Sunday, January 3, 2010

Who is a Language Poet?

What of a "language poet?" Could be any other? For what material does a poet work with if not language? Could there be any other kind of poet?

In his essay "Semiology" Vincent Descombes discusses the propensity for structuralism to describe language as "code:"

"We have just seen that structuralism, in the semiological sense of the term, is based on the comparison of human language to a code of communication. But this comparison makes light of one obvious difference: a code is constructed, while a language is not. To construct a code we require a language." (From 1980 book "Modern French Philosophy" pg 102)

One
must always use the material of language (the first-order “code”) in order to suggest that a (ancillary) structural system exists. We cannot say that one is not a language poet: for the material through which one communicates any poem is itself an already "coded" (perhaps "invention" might work here, but only if invention can free itself from the expectations of its own system) linguistic system with its own structure and governing principles. Descombes also remarks:

"The code, and not its emitter, decides what shall and shall not be pertinent.
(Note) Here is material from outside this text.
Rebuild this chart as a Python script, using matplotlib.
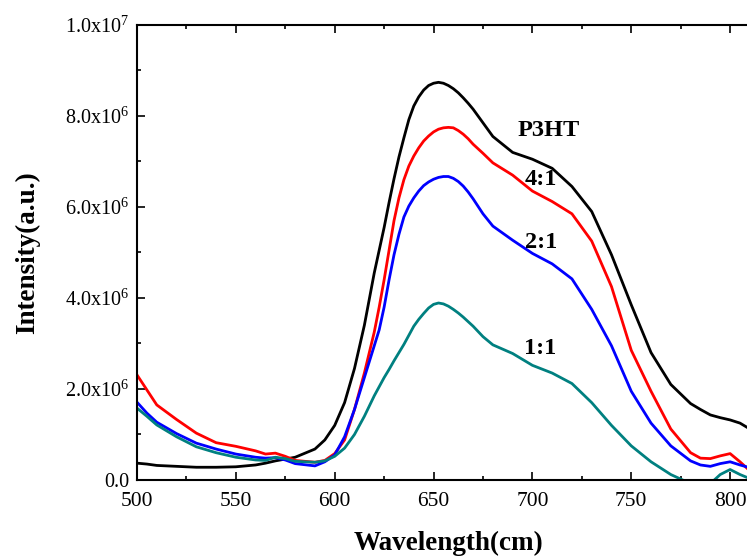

If language is a code, it is language which speaks each time that the speaking subject delivers a remark, of whatever kind. Speech is not a gesture which renders the meaning of the experience, "still dumb", into verbal expression, for dumb experience has no meaning by itself. Meaning appears with the signifier, or with the first opposition between "yes" and "no" [...] The meaning of the message is not the meaning of experience, nor is it the meaning experience would have, prior to all expression, if this were possible. It is the meaning that experience can receive in a discourse which articulates it according to a certain code--that is, in a system of signifying oppositions." ( pg 98).

Structuralism would suggests that we are helpless in the face of a language that speaks us. We are condemned and erased within it. It is not that we do not wish to mean, but rather that the language fails to let us mean as ourselves (as if a self could exist within this system). And yet (!), if the possibility of invention exists, language is no mere code but rather a collection of roaming (potentiating) signifiers.